BEGIN Data provided

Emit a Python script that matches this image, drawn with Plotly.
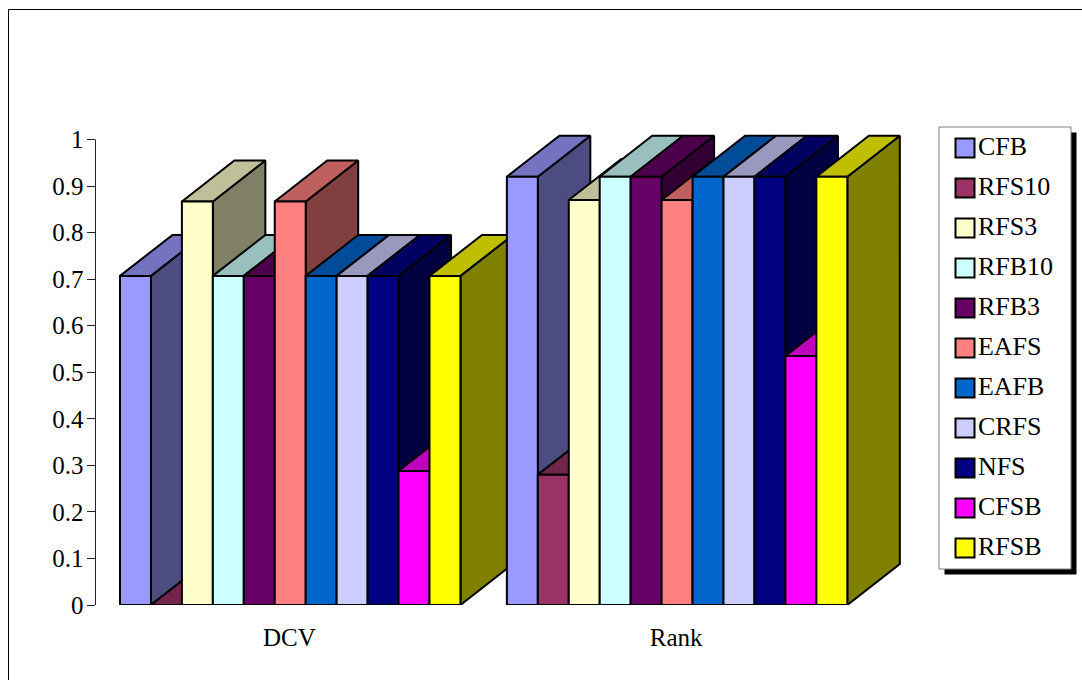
import plotly.graph_objects as go

# Feature-selection methods and their scores per evaluation scheme
methods = ["CFB", "RFS10", "RFS3", "RFB10", "RFB3", "EAFS", "EAFB", "CRFS", "NFS", "CFSB", "RFSB"]
groups = ["DCV", "Rank"]
dcv_scores = [0.707, 0.0, 0.867, 0.707, 0.707, 0.867, 0.707, 0.707, 0.707, 0.288, 0.707]
rank_scores = [0.92, 0.28, 0.87, 0.92, 0.92, 0.87, 0.92, 0.92, 0.92, 0.535, 0.92]
colors = ["#9999FF", "#993366", "#FFFFCC", "#CCFFFF", "#660066", "#FF8080",
          "#0066CC", "#CCCCFF", "#000080", "#FF00FF", "#FFFF00"]
y_ticks = [0, 0.1, 0.2, 0.3, 0.4, 0.5, 0.6, 0.7, 0.8, 0.9, 1]

WIDTH, HEIGHT = 1082, 680
BAR_PX = 30.95          # width of one bar on screen
FIRST_BAR_PX = 120      # left edge of the first bar
AXIS_PX = 95.5          # position of the value axis
ZERO_PX, ONE_PX = 605, 139.5
Y_HEADROOM = 0.05       # room above 1 for the depth of the tallest bars
GROUP_PITCH = 12.5      # group-to-group distance, in bar widths
DEPTH_X = 52.5 / BAR_PX
DEPTH_Y = 41 / (ZERO_PX - ONE_PX)
EDGE = dict(color="black", width=2)
AXIS_COLOR = "#222222"
FONT = "Liberation Serif"


def shade(hex_color, factor):
    r, g, b = (int(hex_color[i:i + 2], 16) for i in (1, 3, 5))
    return f"rgb({r * factor:.0f},{g * factor:.0f},{b * factor:.0f})"


def face(xs, ys, fill, name):
    return go.Scatter(x=xs, y=ys, mode="lines", fill="toself", fillcolor=fill, line=EDGE,
                      showlegend=False, name=name, hoverinfo="name")


fig = go.Figure()

# Extruded bars, painted left to right so each one hides the side of its neighbour
for g, (group, scores) in enumerate(zip(groups, [dcv_scores, rank_scores])):
    for i, (method, value, color) in enumerate(zip(methods, scores, colors)):
        x0 = g * GROUP_PITCH + i
        x1 = x0 + 1
        label = f"{method} / {group}: {value}"
        fig.add_trace(face([x1, x1 + DEPTH_X, x1 + DEPTH_X, x1, x1],
                           [0, DEPTH_Y, value + DEPTH_Y, value, 0],
                           shade(color, 0.5), label))
        fig.add_trace(face([x0, x1, x1 + DEPTH_X, x0 + DEPTH_X, x0],
                           [value, value, value + DEPTH_Y, value + DEPTH_Y, value],
                           shade(color, 0.75), label))
        fig.add_trace(face([x0, x1, x1, x0, x0], [0, 0, value, value, 0], color, label))

# Legend panel: one square marker and label per method
fig.add_trace(go.Scatter(
    x=[(965 - 939) / 132] * len(methods), y=list(range(len(methods))),
    xaxis="x2", yaxis="y2", mode="markers+text",
    marker=dict(symbol="square", size=19, color=colors, line=dict(color="black", width=2)),
    text=methods, textposition="middle right",
    textfont=dict(family=FONT, size=26, color="black"),
    showlegend=False, hoverinfo="text",
))


def px_x(px):
    return px / WIDTH


def px_y(px):
    return 1 - px / HEIGHT


box = dict(left=939, right=1071, top=127, bottom=569)
shadow = 5.5
rows = len(methods)
shapes = [
    # Outer chart frame, running off the right and bottom of the page
    dict(type="rect", xref="paper", yref="paper", x0=px_x(8.5), x1=1.2, y0=-0.2, y1=px_y(9.5),
         line=dict(color="black", width=1), layer="below"),
    dict(type="rect", xref="paper", yref="paper",
         x0=px_x(box["left"] + shadow), x1=px_x(box["right"] + shadow),
         y0=px_y(box["bottom"] + shadow), y1=px_y(box["top"] + shadow),
         fillcolor="black", line=dict(width=0), layer="below"),
    dict(type="rect", xref="paper", yref="paper",
         x0=px_x(box["left"]), x1=px_x(box["right"]),
         y0=px_y(box["bottom"]), y1=px_y(box["top"]),
         fillcolor="white", line=dict(color="#808080", width=1), layer="below"),
    # Value axis line stops at 1, below the headroom of the plot area
    dict(type="line", xref="x domain", yref="y", x0=0, x1=0, y0=0, y1=1,
         line=dict(color=AXIS_COLOR, width=1), layer="below"),
]

top_px = ONE_PX - Y_HEADROOM * (ZERO_PX - ONE_PX)

fig.update_layout(
    width=WIDTH, height=HEIGHT, margin=dict(l=0, r=0, t=0, b=0, autoexpand=False),
    paper_bgcolor="white", plot_bgcolor="rgba(0,0,0,0)",
    font=dict(family=FONT, size=24, color="black"),
    showlegend=False, shapes=shapes,
    xaxis=dict(
        domain=[px_x(AXIS_PX), 1], automargin=False,
        range=[(AXIS_PX - FIRST_BAR_PX) / BAR_PX, (WIDTH - FIRST_BAR_PX) / BAR_PX],
        tickmode="array",
        tickvals=[g * GROUP_PITCH + len(methods) / 2 - 0.03 for g in range(len(groups))],
        ticktext=groups, ticks="outside", ticklen=10, tickcolor="rgba(0,0,0,0)",
        showgrid=False, zeroline=False, showline=False,
        tickfont=dict(family=FONT, size=25, color="black"),
    ),
    yaxis=dict(
        domain=[px_y(ZERO_PX), px_y(top_px)], range=[0, 1 + Y_HEADROOM], automargin=False,
        tickmode="array", tickvals=y_ticks, ticktext=[f"{v:g}" for v in y_ticks],
        ticks="outside", ticklen=8, tickcolor=AXIS_COLOR, tickwidth=1,
        ticklabelstandoff=-2,
        showline=False, showgrid=False, zeroline=False,
        tickfont=dict(family=FONT, size=25, color="black"),
    ),
    xaxis2=dict(domain=[px_x(box["left"]), px_x(box["right"])], range=[0, 1],
                anchor="y2", visible=False, automargin=False),
    yaxis2=dict(domain=[px_y(box["bottom"]), px_y(box["top"])],
                range=[rows - 1 + 0.525, -0.525], anchor="x2", visible=False, automargin=False),
)

fig.write_html("out.html", config=dict(displayModeBar=False))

END Data provided

*Written exercise*
Reproduce the material in its entirety and word for word, without the pictures.

*Exercise output*
Emit a Python script that matches this image, drawn with Plotly.
import plotly.graph_objects as go

# Feature-selection methods and their scores per evaluation scheme
methods = ["CFB", "RFS10", "RFS3", "RFB10", "RFB3", "EAFS", "EAFB", "CRFS", "NFS", "CFSB", "RFSB"]
groups = ["DCV", "Rank"]
dcv_scores = [0.707, 0.0, 0.867, 0.707, 0.707, 0.867, 0.707, 0.707, 0.707, 0.288, 0.707]
rank_scores = [0.92, 0.28, 0.87, 0.92, 0.92, 0.87, 0.92, 0.92, 0.92, 0.535, 0.92]
colors = ["#9999FF", "#993366", "#FFFFCC", "#CCFFFF", "#660066", "#FF8080",
          "#0066CC", "#CCCCFF", "#000080", "#FF00FF", "#FFFF00"]
y_ticks = [0, 0.1, 0.2, 0.3, 0.4, 0.5, 0.6, 0.7, 0.8, 0.9, 1]

WIDTH, HEIGHT = 1082, 680
BAR_PX = 30.95          # width of one bar on screen
FIRST_BAR_PX = 120      # left edge of the first bar
AXIS_PX = 95.5          # position of the value axis
ZERO_PX, ONE_PX = 605, 139.5
Y_HEADROOM = 0.05       # room above 1 for the depth of the tallest bars
GROUP_PITCH = 12.5      # group-to-group distance, in bar widths
DEPTH_X = 52.5 / BAR_PX
DEPTH_Y = 41 / (ZERO_PX - ONE_PX)
EDGE = dict(color="black", width=2)
AXIS_COLOR = "#222222"
FONT = "Liberation Serif"


def shade(hex_color, factor):
    r, g, b = (int(hex_color[i:i + 2], 16) for i in (1, 3, 5))
    return f"rgb({r * factor:.0f},{g * factor:.0f},{b * factor:.0f})"


def face(xs, ys, fill, name):
    return go.Scatter(x=xs, y=ys, mode="lines", fill="toself", fillcolor=fill, line=EDGE,
                      showlegend=False, name=name, hoverinfo="name")


fig = go.Figure()

# Extruded bars, painted left to right so each one hides the side of its neighbour
for g, (group, scores) in enumerate(zip(groups, [dcv_scores, rank_scores])):
    for i, (method, value, color) in enumerate(zip(methods, scores, colors)):
        x0 = g * GROUP_PITCH + i
        x1 = x0 + 1
        label = f"{method} / {group}: {value}"
        fig.add_trace(face([x1, x1 + DEPTH_X, x1 + DEPTH_X, x1, x1],
                           [0, DEPTH_Y, value + DEPTH_Y, value, 0],
                           shade(color, 0.5), label))
        fig.add_trace(face([x0, x1, x1 + DEPTH_X, x0 + DEPTH_X, x0],
                           [value, value, value + DEPTH_Y, value + DEPTH_Y, value],
                           shade(color, 0.75), label))
        fig.add_trace(face([x0, x1, x1, x0, x0], [0, 0, value, value, 0], color, label))

# Legend panel: one square marker and label per method
fig.add_trace(go.Scatter(
    x=[(965 - 939) / 132] * len(methods), y=list(range(len(methods))),
    xaxis="x2", yaxis="y2", mode="markers+text",
    marker=dict(symbol="square", size=19, color=colors, line=dict(color="black", width=2)),
    text=methods, textposition="middle right",
    textfont=dict(family=FONT, size=26, color="black"),
    showlegend=False, hoverinfo="text",
))


def px_x(px):
    return px / WIDTH


def px_y(px):
    return 1 - px / HEIGHT


box = dict(left=939, right=1071, top=127, bottom=569)
shadow = 5.5
rows = len(methods)
shapes = [
    # Outer chart frame, running off the right and bottom of the page
    dict(type="rect", xref="paper", yref="paper", x0=px_x(8.5), x1=1.2, y0=-0.2, y1=px_y(9.5),
         line=dict(color="black", width=1), layer="below"),
    dict(type="rect", xref="paper", yref="paper",
         x0=px_x(box["left"] + shadow), x1=px_x(box["right"] + shadow),
         y0=px_y(box["bottom"] + shadow), y1=px_y(box["top"] + shadow),
         fillcolor="black", line=dict(width=0), layer="below"),
    dict(type="rect", xref="paper", yref="paper",
         x0=px_x(box["left"]), x1=px_x(box["right"]),
         y0=px_y(box["bottom"]), y1=px_y(box["top"]),
         fillcolor="white", line=dict(color="#808080", width=1), layer="below"),
    # Value axis line stops at 1, below the headroom of the plot area
    dict(type="line", xref="x domain", yref="y", x0=0, x1=0, y0=0, y1=1,
         line=dict(color=AXIS_COLOR, width=1), layer="below"),
]

top_px = ONE_PX - Y_HEADROOM * (ZERO_PX - ONE_PX)

fig.update_layout(
    width=WIDTH, height=HEIGHT, margin=dict(l=0, r=0, t=0, b=0, autoexpand=False),
    paper_bgcolor="white", plot_bgcolor="rgba(0,0,0,0)",
    font=dict(family=FONT, size=24, color="black"),
    showlegend=False, shapes=shapes,
    xaxis=dict(
        domain=[px_x(AXIS_PX), 1], automargin=False,
        range=[(AXIS_PX - FIRST_BAR_PX) / BAR_PX, (WIDTH - FIRST_BAR_PX) / BAR_PX],
        tickmode="array",
        tickvals=[g * GROUP_PITCH + len(methods) / 2 - 0.03 for g in range(len(groups))],
        ticktext=groups, ticks="outside", ticklen=10, tickcolor="rgba(0,0,0,0)",
        showgrid=False, zeroline=False, showline=False,
        tickfont=dict(family=FONT, size=25, color="black"),
    ),
    yaxis=dict(
        domain=[px_y(ZERO_PX), px_y(top_px)], range=[0, 1 + Y_HEADROOM], automargin=False,
        tickmode="array", tickvals=y_ticks, ticktext=[f"{v:g}" for v in y_ticks],
        ticks="outside", ticklen=8, tickcolor=AXIS_COLOR, tickwidth=1,
        ticklabelstandoff=-2,
        showline=False, showgrid=False, zeroline=False,
        tickfont=dict(family=FONT, size=25, color="black"),
    ),
    xaxis2=dict(domain=[px_x(box["left"]), px_x(box["right"])], range=[0, 1],
                anchor="y2", visible=False, automargin=False),
    yaxis2=dict(domain=[px_y(box["bottom"]), px_y(box["top"])],
                range=[rows - 1 + 0.525, -0.525], anchor="x2", visible=False, automargin=False),
)

fig.write_html("out.html", config=dict(displayModeBar=False))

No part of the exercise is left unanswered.